[What is needed]
Look for the line containing "Reproduce this diagram with TikZ." and the line containing "(355,713) -- (905,713);" in the entries below. Copy those two and all lines between them exactly, leaving out pictures.

[Data shown]
• • • • •

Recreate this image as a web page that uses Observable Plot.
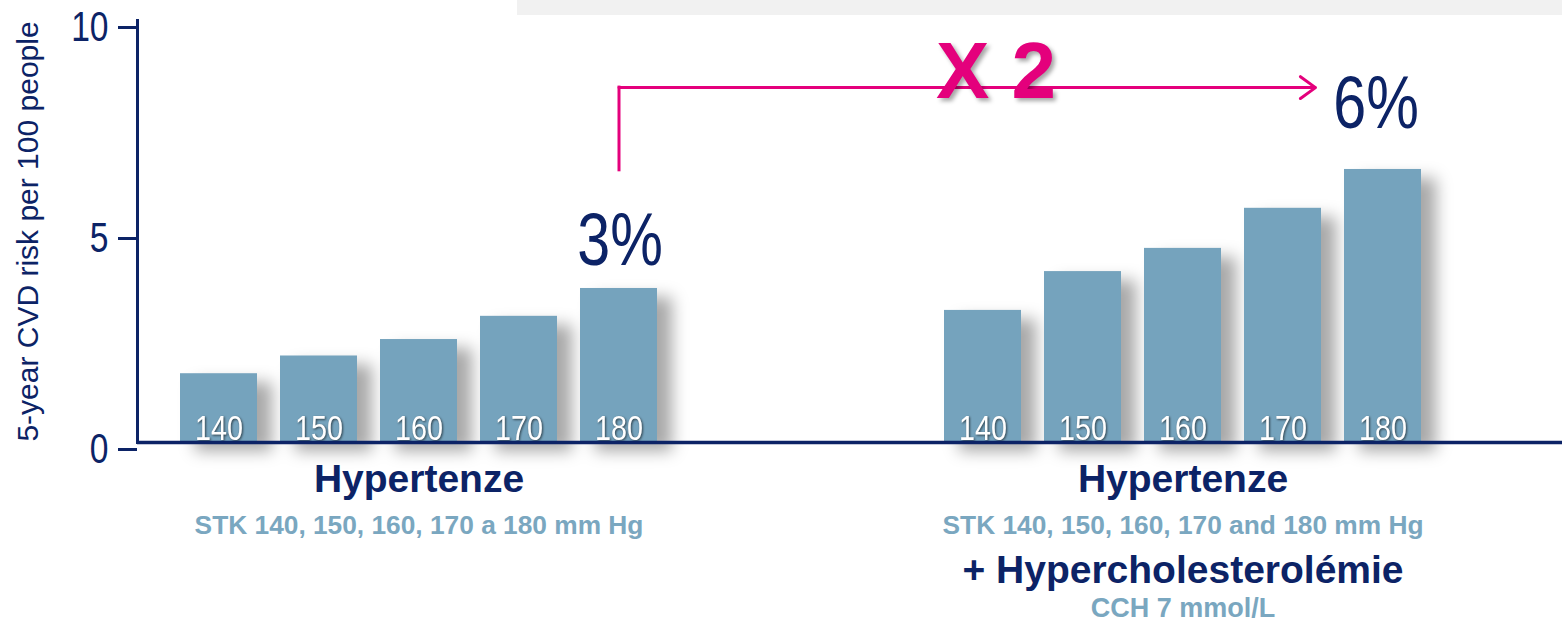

• • • • •

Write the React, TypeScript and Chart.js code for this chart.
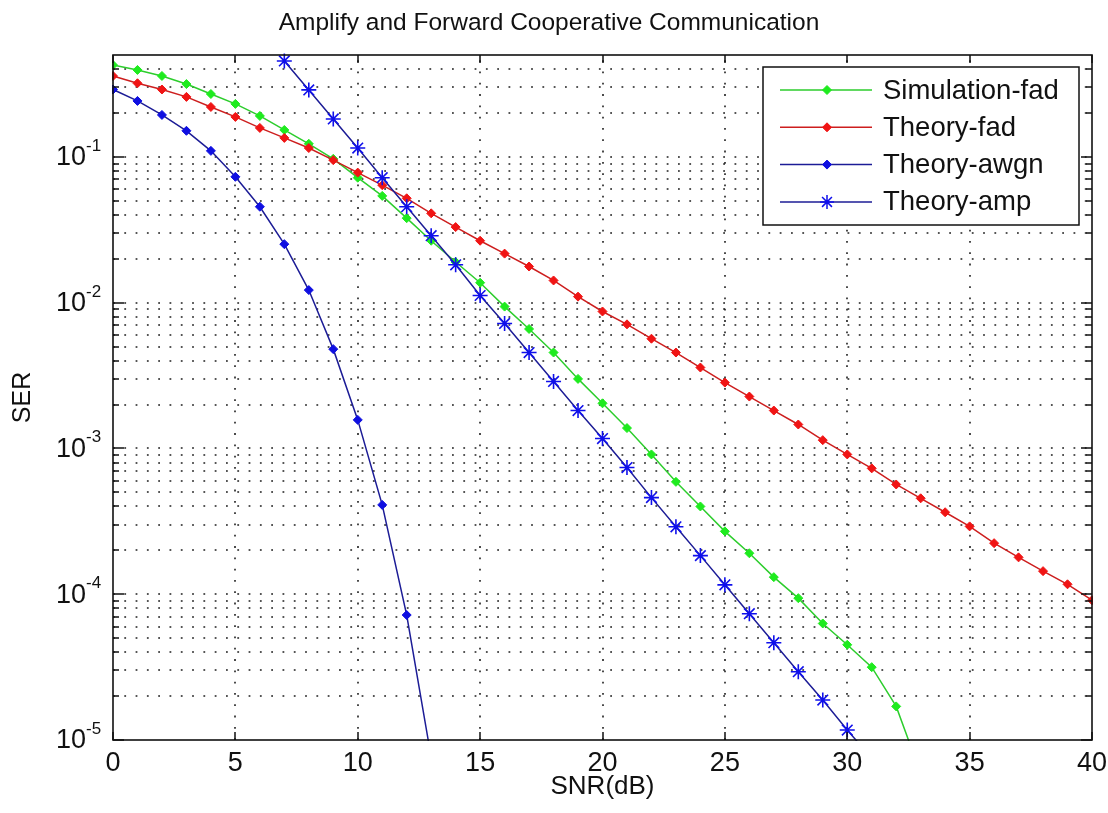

• • • • •

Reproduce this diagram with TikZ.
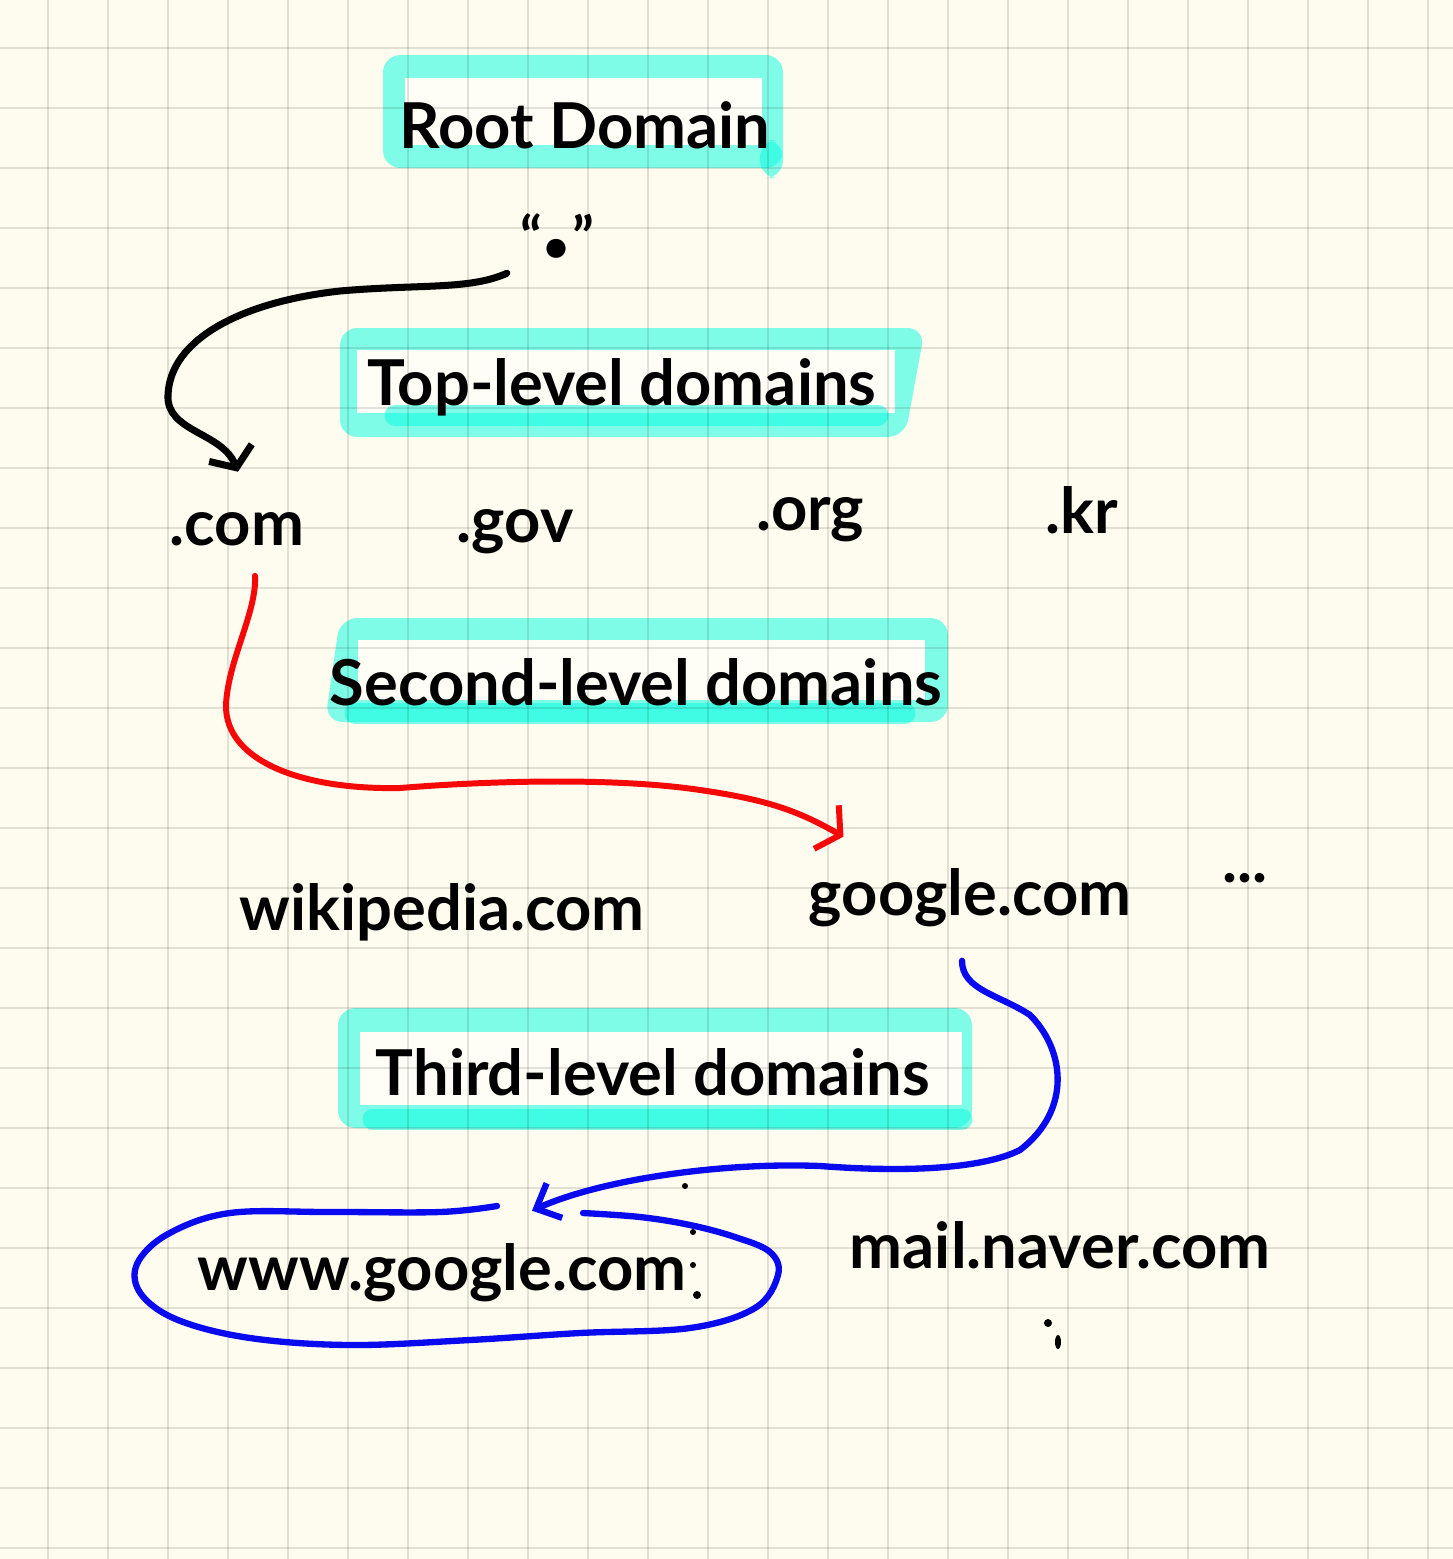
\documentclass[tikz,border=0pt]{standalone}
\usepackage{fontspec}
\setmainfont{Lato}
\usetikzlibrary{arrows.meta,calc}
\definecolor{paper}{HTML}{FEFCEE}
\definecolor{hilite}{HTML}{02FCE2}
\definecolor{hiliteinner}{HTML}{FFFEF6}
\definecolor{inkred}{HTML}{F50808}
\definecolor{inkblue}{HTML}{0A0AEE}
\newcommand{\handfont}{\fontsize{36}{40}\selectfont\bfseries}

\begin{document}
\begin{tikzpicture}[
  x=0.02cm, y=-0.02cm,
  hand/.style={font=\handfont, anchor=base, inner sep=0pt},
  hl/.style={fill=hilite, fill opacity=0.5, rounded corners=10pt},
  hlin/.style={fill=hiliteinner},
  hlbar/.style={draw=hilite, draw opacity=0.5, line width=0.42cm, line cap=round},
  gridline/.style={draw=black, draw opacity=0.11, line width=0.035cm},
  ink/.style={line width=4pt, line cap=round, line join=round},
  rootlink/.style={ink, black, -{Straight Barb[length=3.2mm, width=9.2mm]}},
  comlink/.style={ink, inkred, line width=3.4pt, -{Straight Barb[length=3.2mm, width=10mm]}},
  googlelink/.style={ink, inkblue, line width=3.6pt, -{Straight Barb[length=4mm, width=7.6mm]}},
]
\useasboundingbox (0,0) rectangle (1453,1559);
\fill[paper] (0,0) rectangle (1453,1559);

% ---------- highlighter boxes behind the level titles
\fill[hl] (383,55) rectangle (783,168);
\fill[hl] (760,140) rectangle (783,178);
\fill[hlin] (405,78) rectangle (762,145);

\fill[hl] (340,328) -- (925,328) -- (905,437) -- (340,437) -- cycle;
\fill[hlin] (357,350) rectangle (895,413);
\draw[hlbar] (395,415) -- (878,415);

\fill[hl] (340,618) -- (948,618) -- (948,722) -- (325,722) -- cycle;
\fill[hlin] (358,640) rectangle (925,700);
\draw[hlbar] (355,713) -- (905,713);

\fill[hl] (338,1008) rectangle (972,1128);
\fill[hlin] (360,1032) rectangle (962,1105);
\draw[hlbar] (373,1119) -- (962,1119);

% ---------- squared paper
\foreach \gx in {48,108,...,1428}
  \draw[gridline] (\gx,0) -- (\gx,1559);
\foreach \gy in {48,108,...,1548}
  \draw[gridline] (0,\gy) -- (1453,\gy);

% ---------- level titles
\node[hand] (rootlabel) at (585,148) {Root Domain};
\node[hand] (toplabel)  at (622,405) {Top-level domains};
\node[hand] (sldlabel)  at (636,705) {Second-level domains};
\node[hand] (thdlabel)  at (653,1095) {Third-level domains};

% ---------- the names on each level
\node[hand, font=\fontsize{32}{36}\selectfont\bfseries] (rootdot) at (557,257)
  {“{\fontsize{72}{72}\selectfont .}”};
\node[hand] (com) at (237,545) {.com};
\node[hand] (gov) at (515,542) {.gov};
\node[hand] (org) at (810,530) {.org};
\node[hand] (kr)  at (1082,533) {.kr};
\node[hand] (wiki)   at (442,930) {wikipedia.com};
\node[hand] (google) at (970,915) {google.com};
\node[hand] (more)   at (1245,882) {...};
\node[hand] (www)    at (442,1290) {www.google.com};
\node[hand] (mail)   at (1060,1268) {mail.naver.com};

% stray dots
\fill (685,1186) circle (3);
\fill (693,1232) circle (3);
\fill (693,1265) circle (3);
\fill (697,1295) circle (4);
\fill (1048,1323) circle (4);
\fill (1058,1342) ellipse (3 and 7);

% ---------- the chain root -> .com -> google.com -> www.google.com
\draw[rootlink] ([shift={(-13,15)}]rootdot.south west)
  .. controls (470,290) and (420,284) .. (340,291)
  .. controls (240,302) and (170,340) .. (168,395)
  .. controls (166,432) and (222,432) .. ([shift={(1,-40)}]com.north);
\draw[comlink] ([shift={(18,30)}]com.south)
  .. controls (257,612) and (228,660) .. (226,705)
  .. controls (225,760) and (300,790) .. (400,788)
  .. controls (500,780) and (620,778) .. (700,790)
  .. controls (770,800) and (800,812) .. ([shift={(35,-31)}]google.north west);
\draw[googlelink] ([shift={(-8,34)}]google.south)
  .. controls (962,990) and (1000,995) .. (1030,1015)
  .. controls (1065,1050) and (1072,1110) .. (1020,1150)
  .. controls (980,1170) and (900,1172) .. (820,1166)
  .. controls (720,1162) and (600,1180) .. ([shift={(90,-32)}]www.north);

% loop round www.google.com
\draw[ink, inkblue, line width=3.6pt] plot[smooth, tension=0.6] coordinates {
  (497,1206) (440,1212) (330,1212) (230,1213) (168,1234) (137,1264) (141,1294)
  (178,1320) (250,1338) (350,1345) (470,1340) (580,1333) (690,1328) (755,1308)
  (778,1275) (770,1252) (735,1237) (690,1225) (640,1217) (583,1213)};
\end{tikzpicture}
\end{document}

• • • • •

[Exercise answer]
Reproduce this diagram with TikZ.
\documentclass[tikz,border=0pt]{standalone}
\usepackage{fontspec}
\setmainfont{Lato}
\usetikzlibrary{arrows.meta,calc}
\definecolor{paper}{HTML}{FEFCEE}
\definecolor{hilite}{HTML}{02FCE2}
\definecolor{hiliteinner}{HTML}{FFFEF6}
\definecolor{inkred}{HTML}{F50808}
\definecolor{inkblue}{HTML}{0A0AEE}
\newcommand{\handfont}{\fontsize{36}{40}\selectfont\bfseries}

\begin{document}
\begin{tikzpicture}[
  x=0.02cm, y=-0.02cm,
  hand/.style={font=\handfont, anchor=base, inner sep=0pt},
  hl/.style={fill=hilite, fill opacity=0.5, rounded corners=10pt},
  hlin/.style={fill=hiliteinner},
  hlbar/.style={draw=hilite, draw opacity=0.5, line width=0.42cm, line cap=round},
  gridline/.style={draw=black, draw opacity=0.11, line width=0.035cm},
  ink/.style={line width=4pt, line cap=round, line join=round},
  rootlink/.style={ink, black, -{Straight Barb[length=3.2mm, width=9.2mm]}},
  comlink/.style={ink, inkred, line width=3.4pt, -{Straight Barb[length=3.2mm, width=10mm]}},
  googlelink/.style={ink, inkblue, line width=3.6pt, -{Straight Barb[length=4mm, width=7.6mm]}},
]
\useasboundingbox (0,0) rectangle (1453,1559);
\fill[paper] (0,0) rectangle (1453,1559);

% ---------- highlighter boxes behind the level titles
\fill[hl] (383,55) rectangle (783,168);
\fill[hl] (760,140) rectangle (783,178);
\fill[hlin] (405,78) rectangle (762,145);

\fill[hl] (340,328) -- (925,328) -- (905,437) -- (340,437) -- cycle;
\fill[hlin] (357,350) rectangle (895,413);
\draw[hlbar] (395,415) -- (878,415);

\fill[hl] (340,618) -- (948,618) -- (948,722) -- (325,722) -- cycle;
\fill[hlin] (358,640) rectangle (925,700);
\draw[hlbar] (355,713) -- (905,713);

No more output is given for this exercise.